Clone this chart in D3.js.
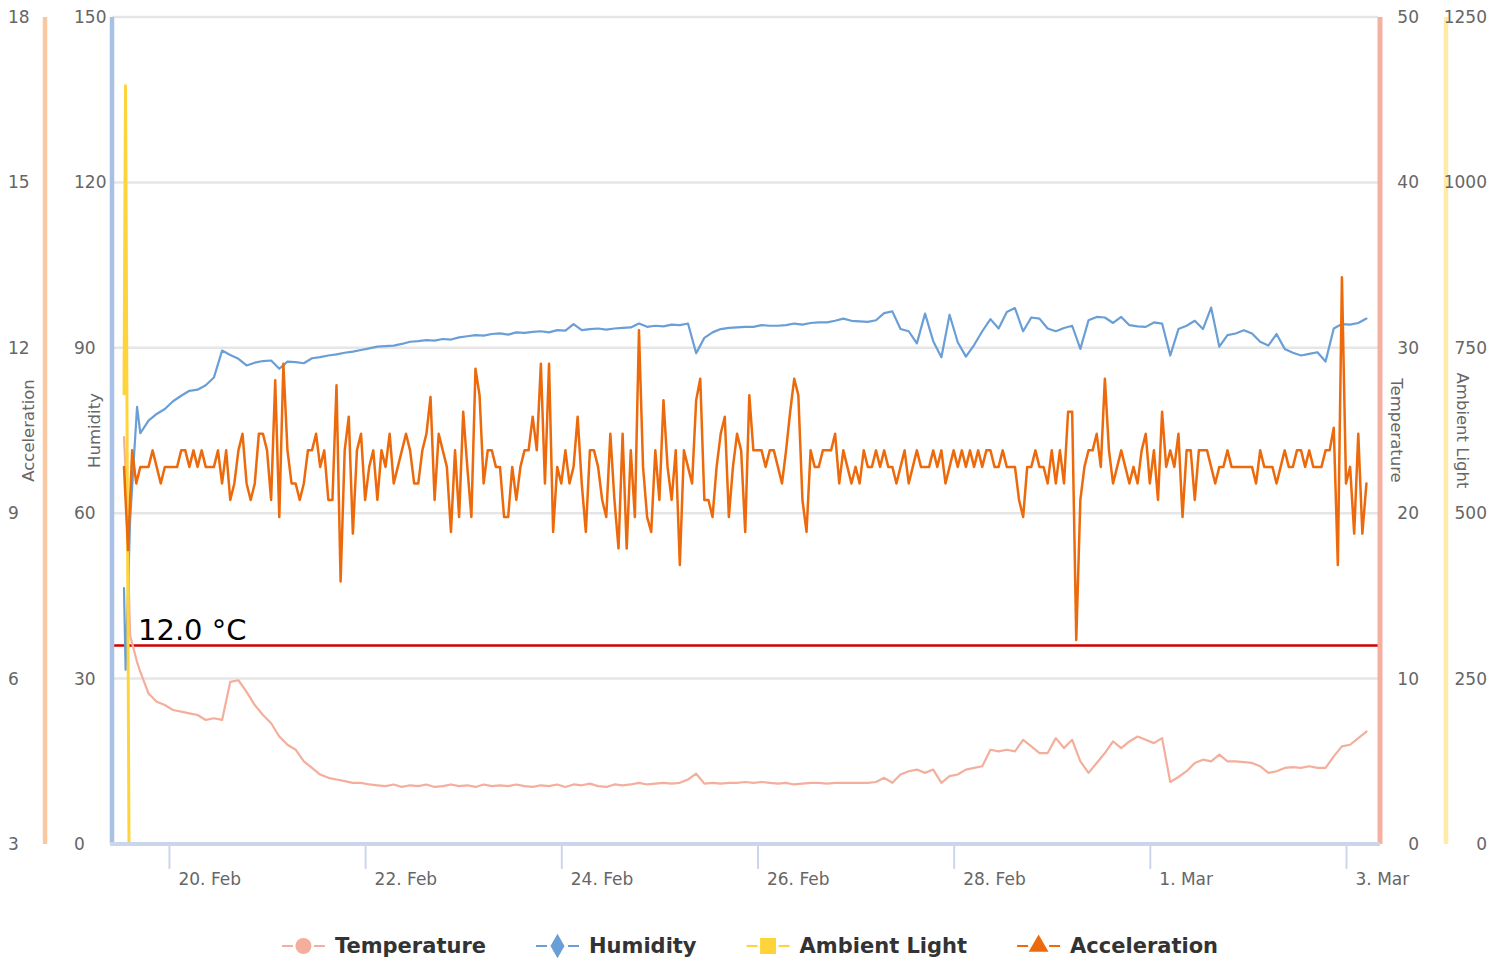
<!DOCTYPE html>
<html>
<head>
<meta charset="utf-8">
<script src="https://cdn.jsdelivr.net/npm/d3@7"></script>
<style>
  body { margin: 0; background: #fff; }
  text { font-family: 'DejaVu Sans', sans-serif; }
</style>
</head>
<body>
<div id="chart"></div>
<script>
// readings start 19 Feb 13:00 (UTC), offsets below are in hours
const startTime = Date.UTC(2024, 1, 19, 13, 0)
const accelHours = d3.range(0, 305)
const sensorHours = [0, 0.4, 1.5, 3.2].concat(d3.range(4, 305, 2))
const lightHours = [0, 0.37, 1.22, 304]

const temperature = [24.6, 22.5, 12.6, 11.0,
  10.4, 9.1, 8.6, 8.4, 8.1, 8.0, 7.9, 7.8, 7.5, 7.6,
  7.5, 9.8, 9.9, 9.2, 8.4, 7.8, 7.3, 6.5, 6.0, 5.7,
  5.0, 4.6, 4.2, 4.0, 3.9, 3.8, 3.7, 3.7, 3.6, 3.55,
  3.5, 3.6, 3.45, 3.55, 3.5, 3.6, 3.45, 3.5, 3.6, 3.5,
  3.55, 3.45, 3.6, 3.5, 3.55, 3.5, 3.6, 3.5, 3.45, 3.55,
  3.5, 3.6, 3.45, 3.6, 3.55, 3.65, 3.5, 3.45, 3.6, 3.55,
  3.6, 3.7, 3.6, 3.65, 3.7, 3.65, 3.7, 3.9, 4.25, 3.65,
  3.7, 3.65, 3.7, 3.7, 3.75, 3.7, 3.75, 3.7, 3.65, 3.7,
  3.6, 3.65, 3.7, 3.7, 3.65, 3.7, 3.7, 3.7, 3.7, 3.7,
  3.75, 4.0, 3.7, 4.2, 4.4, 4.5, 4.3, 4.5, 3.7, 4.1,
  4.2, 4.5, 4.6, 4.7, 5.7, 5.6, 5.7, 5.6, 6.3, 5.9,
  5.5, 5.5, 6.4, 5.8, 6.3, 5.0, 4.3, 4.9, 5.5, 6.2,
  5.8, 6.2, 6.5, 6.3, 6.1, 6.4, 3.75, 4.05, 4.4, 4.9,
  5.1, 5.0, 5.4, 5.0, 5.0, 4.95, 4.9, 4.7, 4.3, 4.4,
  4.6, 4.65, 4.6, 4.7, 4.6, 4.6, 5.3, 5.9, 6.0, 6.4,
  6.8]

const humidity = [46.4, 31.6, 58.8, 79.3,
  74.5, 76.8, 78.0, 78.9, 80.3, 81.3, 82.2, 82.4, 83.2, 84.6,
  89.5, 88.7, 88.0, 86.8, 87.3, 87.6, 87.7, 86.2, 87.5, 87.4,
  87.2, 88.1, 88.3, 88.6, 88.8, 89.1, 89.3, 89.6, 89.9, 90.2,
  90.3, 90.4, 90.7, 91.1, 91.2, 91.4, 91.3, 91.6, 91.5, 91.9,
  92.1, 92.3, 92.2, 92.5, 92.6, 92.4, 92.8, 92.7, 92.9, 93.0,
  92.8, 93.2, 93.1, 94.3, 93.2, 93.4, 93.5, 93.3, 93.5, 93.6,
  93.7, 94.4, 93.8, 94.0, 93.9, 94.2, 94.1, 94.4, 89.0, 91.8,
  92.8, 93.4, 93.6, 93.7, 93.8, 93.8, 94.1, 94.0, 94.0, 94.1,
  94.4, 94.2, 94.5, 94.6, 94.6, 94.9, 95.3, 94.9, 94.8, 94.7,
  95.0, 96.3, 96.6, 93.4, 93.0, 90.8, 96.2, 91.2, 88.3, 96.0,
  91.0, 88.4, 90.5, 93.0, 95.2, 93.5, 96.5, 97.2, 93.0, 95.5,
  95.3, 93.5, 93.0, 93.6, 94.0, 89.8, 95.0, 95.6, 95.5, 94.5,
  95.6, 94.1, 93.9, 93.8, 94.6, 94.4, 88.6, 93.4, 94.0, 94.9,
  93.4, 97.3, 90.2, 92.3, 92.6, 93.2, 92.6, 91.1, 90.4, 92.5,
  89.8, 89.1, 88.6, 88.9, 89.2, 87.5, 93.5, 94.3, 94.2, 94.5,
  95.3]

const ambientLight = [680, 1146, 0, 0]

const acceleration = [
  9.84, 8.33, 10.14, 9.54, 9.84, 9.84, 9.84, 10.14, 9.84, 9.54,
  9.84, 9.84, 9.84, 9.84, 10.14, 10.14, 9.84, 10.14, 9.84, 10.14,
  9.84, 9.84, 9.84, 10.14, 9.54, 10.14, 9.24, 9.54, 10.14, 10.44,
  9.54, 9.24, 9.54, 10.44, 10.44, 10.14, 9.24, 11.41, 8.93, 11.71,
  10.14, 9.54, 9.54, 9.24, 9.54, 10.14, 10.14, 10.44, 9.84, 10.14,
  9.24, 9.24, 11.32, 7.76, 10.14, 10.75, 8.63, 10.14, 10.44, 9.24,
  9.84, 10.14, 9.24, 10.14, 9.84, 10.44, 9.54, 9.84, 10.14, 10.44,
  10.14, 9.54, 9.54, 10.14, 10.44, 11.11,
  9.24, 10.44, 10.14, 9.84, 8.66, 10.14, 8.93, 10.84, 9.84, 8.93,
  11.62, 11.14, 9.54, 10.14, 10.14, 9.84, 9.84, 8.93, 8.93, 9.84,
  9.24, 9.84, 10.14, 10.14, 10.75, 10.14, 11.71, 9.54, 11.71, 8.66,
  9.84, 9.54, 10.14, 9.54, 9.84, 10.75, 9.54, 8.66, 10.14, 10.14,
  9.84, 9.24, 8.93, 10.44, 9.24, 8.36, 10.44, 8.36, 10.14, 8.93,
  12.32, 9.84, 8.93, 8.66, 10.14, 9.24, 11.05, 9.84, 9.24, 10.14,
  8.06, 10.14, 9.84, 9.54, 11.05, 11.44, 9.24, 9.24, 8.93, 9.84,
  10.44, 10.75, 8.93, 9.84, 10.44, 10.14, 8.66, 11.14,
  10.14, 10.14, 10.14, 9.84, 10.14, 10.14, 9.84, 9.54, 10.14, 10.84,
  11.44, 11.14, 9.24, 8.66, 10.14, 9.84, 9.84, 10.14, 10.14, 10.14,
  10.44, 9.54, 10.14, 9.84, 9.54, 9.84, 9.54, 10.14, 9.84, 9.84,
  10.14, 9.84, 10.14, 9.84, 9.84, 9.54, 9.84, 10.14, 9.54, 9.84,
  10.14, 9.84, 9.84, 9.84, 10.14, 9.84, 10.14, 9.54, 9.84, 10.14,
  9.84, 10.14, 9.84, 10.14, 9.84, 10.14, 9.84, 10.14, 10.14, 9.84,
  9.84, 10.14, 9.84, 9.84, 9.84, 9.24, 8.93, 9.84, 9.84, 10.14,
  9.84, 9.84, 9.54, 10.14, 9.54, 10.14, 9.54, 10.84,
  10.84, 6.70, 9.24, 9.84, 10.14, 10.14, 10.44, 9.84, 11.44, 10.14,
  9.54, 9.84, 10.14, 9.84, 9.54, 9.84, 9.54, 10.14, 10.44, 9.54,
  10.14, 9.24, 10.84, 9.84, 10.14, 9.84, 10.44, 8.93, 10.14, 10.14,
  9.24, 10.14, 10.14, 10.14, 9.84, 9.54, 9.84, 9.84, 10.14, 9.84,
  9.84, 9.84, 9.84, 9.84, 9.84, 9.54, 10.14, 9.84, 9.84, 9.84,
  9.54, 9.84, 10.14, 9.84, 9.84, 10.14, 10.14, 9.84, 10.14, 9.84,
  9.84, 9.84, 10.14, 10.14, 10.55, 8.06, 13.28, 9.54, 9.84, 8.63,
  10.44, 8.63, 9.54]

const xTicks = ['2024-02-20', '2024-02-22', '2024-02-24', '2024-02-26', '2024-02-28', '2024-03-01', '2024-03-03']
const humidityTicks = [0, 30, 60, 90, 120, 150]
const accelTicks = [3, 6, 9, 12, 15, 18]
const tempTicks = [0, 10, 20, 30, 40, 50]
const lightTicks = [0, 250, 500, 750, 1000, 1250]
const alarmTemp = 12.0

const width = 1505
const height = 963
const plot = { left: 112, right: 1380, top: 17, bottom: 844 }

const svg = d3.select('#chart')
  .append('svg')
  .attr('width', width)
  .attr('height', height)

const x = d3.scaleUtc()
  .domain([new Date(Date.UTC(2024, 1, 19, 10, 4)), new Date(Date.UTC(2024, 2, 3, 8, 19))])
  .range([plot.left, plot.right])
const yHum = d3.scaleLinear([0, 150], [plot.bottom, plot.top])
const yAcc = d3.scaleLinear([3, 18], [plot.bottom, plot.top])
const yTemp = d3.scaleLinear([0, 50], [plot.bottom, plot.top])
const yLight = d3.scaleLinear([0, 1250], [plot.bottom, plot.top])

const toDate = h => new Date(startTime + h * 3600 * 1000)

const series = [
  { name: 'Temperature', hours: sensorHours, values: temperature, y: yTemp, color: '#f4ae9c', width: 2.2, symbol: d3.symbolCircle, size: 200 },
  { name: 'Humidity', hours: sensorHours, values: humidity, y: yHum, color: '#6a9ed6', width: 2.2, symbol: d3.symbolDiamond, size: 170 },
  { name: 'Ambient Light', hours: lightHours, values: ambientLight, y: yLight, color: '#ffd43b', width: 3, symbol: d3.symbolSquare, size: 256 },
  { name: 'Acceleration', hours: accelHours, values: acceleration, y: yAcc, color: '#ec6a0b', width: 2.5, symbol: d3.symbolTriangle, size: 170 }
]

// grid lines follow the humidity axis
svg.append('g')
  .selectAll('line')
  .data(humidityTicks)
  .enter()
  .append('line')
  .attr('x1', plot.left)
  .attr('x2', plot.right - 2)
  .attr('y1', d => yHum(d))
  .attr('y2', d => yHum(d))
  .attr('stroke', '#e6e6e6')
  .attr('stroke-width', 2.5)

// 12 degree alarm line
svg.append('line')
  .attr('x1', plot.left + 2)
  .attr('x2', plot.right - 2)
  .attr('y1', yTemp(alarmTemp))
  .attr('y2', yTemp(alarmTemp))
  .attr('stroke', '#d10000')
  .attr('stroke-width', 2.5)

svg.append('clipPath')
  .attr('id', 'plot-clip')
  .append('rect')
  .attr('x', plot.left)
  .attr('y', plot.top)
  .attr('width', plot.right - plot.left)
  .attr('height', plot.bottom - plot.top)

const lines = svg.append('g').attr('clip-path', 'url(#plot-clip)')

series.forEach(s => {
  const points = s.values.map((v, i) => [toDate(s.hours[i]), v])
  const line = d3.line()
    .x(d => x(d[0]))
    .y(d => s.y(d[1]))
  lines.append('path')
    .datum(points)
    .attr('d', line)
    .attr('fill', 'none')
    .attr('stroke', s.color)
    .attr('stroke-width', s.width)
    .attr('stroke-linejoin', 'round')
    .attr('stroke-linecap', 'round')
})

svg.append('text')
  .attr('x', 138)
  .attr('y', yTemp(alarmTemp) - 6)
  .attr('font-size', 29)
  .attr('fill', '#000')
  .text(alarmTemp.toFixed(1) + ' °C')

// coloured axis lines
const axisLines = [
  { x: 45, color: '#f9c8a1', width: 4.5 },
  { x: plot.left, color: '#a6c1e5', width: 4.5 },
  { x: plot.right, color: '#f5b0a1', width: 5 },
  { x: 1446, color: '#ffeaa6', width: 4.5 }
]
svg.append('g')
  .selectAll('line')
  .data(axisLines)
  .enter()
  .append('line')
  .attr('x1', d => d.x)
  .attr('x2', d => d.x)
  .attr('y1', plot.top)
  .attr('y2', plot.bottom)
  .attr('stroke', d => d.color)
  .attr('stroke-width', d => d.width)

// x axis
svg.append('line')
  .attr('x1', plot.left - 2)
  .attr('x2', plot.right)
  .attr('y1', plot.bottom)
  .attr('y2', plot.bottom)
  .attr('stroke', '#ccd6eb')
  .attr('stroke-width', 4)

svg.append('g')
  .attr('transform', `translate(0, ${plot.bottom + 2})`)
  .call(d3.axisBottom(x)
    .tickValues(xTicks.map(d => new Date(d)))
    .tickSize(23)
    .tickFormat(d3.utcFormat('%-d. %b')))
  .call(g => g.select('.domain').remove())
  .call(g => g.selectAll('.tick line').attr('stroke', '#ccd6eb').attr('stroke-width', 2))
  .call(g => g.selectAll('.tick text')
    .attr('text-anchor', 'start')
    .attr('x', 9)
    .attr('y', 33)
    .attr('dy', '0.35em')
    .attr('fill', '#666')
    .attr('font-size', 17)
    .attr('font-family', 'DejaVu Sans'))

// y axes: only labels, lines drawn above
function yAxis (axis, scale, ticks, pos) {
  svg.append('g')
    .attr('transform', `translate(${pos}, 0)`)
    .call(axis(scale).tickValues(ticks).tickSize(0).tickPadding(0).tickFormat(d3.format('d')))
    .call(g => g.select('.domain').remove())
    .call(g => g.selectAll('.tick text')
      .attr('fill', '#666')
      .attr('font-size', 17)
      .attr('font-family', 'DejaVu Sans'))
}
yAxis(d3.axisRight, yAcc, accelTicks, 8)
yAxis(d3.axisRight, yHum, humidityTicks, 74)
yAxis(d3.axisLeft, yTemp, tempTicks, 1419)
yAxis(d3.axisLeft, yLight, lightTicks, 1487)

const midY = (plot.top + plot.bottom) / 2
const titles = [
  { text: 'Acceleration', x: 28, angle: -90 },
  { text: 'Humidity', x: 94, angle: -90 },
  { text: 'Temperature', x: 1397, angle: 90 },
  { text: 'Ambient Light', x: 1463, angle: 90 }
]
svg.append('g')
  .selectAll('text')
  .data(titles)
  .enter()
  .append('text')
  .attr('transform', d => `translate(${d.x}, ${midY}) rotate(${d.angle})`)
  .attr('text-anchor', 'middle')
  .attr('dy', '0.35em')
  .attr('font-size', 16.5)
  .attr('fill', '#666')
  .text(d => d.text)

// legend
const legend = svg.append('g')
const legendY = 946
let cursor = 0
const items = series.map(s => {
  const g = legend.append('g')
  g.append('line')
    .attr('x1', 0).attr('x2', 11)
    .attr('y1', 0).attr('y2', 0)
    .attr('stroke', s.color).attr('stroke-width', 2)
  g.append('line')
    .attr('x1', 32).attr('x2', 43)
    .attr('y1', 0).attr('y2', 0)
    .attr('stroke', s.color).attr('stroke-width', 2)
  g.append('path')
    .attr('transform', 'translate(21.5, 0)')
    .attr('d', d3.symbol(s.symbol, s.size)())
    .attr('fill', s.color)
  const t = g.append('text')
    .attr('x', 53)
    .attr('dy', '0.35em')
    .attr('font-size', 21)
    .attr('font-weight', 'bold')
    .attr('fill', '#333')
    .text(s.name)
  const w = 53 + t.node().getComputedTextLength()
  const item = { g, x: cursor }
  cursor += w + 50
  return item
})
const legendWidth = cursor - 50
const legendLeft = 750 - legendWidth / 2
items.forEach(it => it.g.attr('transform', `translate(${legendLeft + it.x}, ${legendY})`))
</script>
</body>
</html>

----------------------------------------

* [Your goal]: Exactly as written, please give again the lines from the beginning of the listing through the line containing "const lightHours = [0, 0.37, 1.22, 304]", inclusive, without any pictures.

* [Reply]:
Clone this chart in D3.js.
<!DOCTYPE html>
<html>
<head>
<meta charset="utf-8">
<script src="https://cdn.jsdelivr.net/npm/d3@7"></script>
<style>
  body { margin: 0; background: #fff; }
  text { font-family: 'DejaVu Sans', sans-serif; }
</style>
</head>
<body>
<div id="chart"></div>
<script>
// readings start 19 Feb 13:00 (UTC), offsets below are in hours
const startTime = Date.UTC(2024, 1, 19, 13, 0)
const accelHours = d3.range(0, 305)
const sensorHours = [0, 0.4, 1.5, 3.2].concat(d3.range(4, 305, 2))
const lightHours = [0, 0.37, 1.22, 304]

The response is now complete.